I have nothing against the UW. In fact, I am looking forward to teaching a class in the MBA program there in January. What drives me nuts is the Of. It should not be capitalized.
There is a just a tiny bit of disagreement about which words should and shouldn’t be capitalized in titles and headings, but here are rules you can always count on:
- Always capitalize the first word of a title or heading–no matter what it is.
- Always capitalize the first word of a subtitle–no matter what it is.
- Always capitalize the last word of a title–no matter what it is.
The Gregg Reference Manual and The Associated Press Stylebook follow these additional rules, and so do I:
- Capitalize all words of four or more letters.

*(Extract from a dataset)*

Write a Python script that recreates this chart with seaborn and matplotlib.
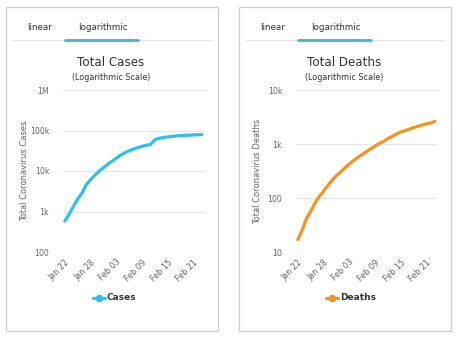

- Capitalize all other words except:
Articles (a, an, the)
Conjunctions of less than four letters (and, or, but, nor, yet, so)

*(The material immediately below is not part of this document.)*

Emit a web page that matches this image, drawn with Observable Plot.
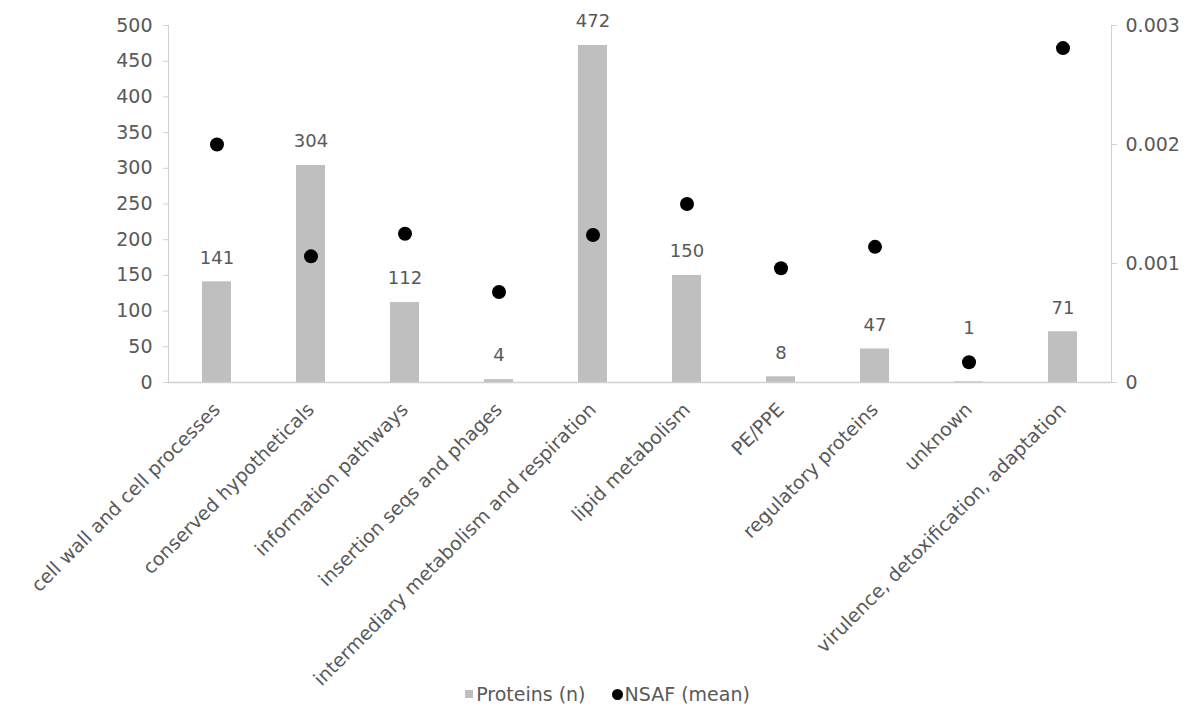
<!DOCTYPE html>
<html>
<head>
<meta charset="utf-8">
<script src="https://cdn.jsdelivr.net/npm/d3@7"></script>
<script src="https://cdn.jsdelivr.net/npm/@observablehq/plot@0.6"></script>
<style>
  body { margin: 0; background: #fff; font-family: "DejaVu Sans", sans-serif; }
  #chart svg { overflow: visible; }
  #legend { display: flex; justify-content: center; align-items: center; gap: 26px;
            line-height: 24px; font-size: 19px; color: #595959; padding-left: 30px; }
  #legend span.item { display: inline-flex; align-items: center; }
  .sq { width: 8px; height: 8px; background: #bfbfbf; display: inline-block; margin-right: 3px; }
  .dot { width: 11px; height: 11px; border-radius: 50%; background: #000; display: inline-block; margin-right: 2px; }
</style>
</head>
<body>
<div id="chart"></div>
<div id="legend">
  <span class="item"><span class="sq"></span>Proteins (n)</span>
  <span class="item"><span class="dot"></span>NSAF (mean)</span>
</div>
<script>
// Functional categories
const categories = [
  "cell wall and cell processes",
  "conserved hypotheticals",
  "information pathways",
  "insertion seqs and phages",
  "intermediary metabolism and respiration",
  "lipid metabolism",
  "PE/PPE",
  "regulatory proteins",
  "unknown",
  "virulence, detoxification, adaptation"
];
// Number of proteins per category (left axis)
const proteins = [141, 304, 112, 4, 472, 150, 8, 47, 1, 71];
// Mean NSAF per category (right axis)
const nsafMean = [0.00200, 0.00106, 0.00125, 0.00076, 0.00124, 0.00150, 0.00096, 0.00114, 0.00017, 0.00281];

const countTicks = [0, 50, 100, 150, 200, 250, 300, 350, 400, 450, 500];
const nsafTicks = [0, 0.001, 0.002, 0.003];
const nsafTickLabels = ["0", "0.001", "0.002", "0.003"];

const countMax = 500;
const nsafMax = 0.003;
const toCount = v => v * countMax / nsafMax; // map NSAF onto the count scale

const rows = categories.map((c, i) => ({category: c, n: proteins[i], nsaf: nsafMean[i]}));
// a count label would sit on its dot when the dot lies just above the bar
const clashes = d => toCount(d.nsaf) > d.n && toCount(d.nsaf) - d.n < 45;

const grey = "#595959";
const axisGrey = "#d0d0d0";

const chart = Plot.plot({
  width: 1185,
  height: 682,
  marginLeft: 168,
  marginRight: 74,
  marginTop: 25,
  marginBottom: 300,
  style: {fontFamily: "'DejaVu Sans', sans-serif", fontSize: "19px", color: grey, overflow: "visible"},
  x: {domain: categories, paddingInner: 0.69, paddingOuter: 0.345, label: null},
  y: {domain: [0, countMax], label: null},
  marks: [
    Plot.frame({anchor: "left", stroke: axisGrey}),
    Plot.frame({anchor: "right", stroke: axisGrey}),
    Plot.axisY({ticks: countTicks, tickSize: 5, tickPadding: 11, stroke: axisGrey, color: grey, fontSize: 19, label: null}),
    Plot.axisY(nsafTicks.map(toCount), {
      anchor: "right", tickSize: 5, tickPadding: 9, stroke: axisGrey, color: grey, fontSize: 19, label: null,
      tickFormat: (d, i) => nsafTickLabels[i]
    }),
    Plot.axisX({tickRotate: -45, tickSize: 0, tickPadding: 24, color: grey, fontSize: 19, label: null}),
    Plot.barY(rows, {x: "category", y: "n", fill: "#bfbfbf"}),
    Plot.ruleY([0], {stroke: axisGrey, strokeWidth: 1.5}),
    // count labels above the bars
    Plot.text(rows.filter(d => !clashes(d)), {x: "category", y: "n", text: d => String(d.n), dy: -24, fill: grey, fontSize: 18}),
    // count labels lifted above a dot that sits right on top of its bar
    Plot.text(rows.filter(clashes), {x: "category", y: d => toCount(d.nsaf), text: d => String(d.n), dy: -34, fill: grey, fontSize: 18}),
    Plot.dot(rows, {x: "category", y: d => toCount(d.nsaf), r: 7, fill: "#000", stroke: "none"})
  ]
});
document.getElementById("chart").append(chart);
</script>
</body>
</html>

Prepositions of less than four letters (in, to, of, at, by, for, off, on, up)
In slight contrast, The Microsoft Manual of Style for Technical Publications renders four-letter prepositions (from, with, etc.) lowercase. And The Chicago Manual of Style and MLA Handbook render all prepositions lower case, even long words such as throughout and around. That approach looks odd to me.
No one capitalizes the word of in the middle of a title, so there is no one defending "University Of Washington."

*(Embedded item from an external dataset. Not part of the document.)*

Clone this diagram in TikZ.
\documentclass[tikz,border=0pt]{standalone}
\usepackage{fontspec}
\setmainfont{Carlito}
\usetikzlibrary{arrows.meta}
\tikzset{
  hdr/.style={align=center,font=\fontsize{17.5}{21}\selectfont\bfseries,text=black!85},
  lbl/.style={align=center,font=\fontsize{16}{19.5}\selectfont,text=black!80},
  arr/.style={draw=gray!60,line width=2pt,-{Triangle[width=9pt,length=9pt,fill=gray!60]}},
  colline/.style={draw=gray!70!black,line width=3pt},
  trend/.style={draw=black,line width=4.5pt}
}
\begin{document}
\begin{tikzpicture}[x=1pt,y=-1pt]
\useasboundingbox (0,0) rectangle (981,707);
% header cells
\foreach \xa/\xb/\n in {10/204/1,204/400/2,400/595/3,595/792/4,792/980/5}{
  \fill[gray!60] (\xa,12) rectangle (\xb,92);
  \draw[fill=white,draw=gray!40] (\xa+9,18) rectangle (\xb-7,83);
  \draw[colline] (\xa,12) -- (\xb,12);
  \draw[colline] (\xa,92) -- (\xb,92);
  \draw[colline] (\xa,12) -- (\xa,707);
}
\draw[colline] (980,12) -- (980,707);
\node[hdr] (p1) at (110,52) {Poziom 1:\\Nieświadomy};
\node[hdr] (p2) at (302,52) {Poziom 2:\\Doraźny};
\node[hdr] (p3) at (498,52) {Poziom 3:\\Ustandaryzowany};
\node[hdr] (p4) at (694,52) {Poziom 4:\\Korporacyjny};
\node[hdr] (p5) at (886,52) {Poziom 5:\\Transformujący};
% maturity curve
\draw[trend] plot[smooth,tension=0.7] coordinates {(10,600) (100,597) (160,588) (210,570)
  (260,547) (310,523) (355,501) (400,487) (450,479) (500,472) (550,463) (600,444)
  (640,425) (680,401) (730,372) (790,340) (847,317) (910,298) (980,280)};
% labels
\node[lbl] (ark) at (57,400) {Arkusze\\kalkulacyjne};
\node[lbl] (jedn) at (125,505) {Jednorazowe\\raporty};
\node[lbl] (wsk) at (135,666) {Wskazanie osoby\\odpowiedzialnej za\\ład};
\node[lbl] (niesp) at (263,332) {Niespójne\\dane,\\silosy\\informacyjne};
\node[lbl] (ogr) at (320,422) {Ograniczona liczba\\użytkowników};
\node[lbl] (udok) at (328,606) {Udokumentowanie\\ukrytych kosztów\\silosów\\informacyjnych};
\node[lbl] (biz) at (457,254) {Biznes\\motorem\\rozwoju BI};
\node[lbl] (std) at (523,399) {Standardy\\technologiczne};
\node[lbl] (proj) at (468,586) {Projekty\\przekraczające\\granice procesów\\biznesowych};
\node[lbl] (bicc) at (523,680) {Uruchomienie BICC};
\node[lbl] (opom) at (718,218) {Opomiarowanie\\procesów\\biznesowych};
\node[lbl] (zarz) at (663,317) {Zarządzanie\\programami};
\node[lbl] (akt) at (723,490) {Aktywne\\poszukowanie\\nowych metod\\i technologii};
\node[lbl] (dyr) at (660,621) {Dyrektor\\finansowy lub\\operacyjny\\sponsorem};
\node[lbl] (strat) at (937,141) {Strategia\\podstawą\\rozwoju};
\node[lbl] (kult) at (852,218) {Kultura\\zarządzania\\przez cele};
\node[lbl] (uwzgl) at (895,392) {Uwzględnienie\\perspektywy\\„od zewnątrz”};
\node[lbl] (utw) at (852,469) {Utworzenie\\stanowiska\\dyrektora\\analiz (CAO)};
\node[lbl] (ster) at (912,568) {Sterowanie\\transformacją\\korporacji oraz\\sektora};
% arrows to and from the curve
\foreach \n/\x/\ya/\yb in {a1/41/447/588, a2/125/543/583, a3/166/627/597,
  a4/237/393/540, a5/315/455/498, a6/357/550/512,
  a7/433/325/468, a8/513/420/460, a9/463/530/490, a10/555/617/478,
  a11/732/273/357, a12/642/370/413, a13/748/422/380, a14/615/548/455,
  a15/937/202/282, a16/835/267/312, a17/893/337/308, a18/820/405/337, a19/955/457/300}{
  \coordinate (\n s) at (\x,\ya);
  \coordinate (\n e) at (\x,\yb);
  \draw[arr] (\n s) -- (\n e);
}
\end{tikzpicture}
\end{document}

Would you like to test yourself on the rules above? Capitalize these three titles:
- oh, the places you’ll go, by Dr. Seuss
- fix it fast, fix it right, by Gene and Katie Hamilton
- a funny thing happened on the way to the board room, by Michael Iapoce
Every word except the is capitalized in the Dr. Seuss title.
Every word in the Hamiltons’ book title is capitalized. Capitalize it as a pronoun. (All pronouns are capitalized.)
In Michael Iapoce’s title these words are not capitalized: on, the, to, the.
When I speed by the "University Of Washington" sign, shall I close my eyes rather than look upon the incorrect capital O? No, that too would be a capital offense!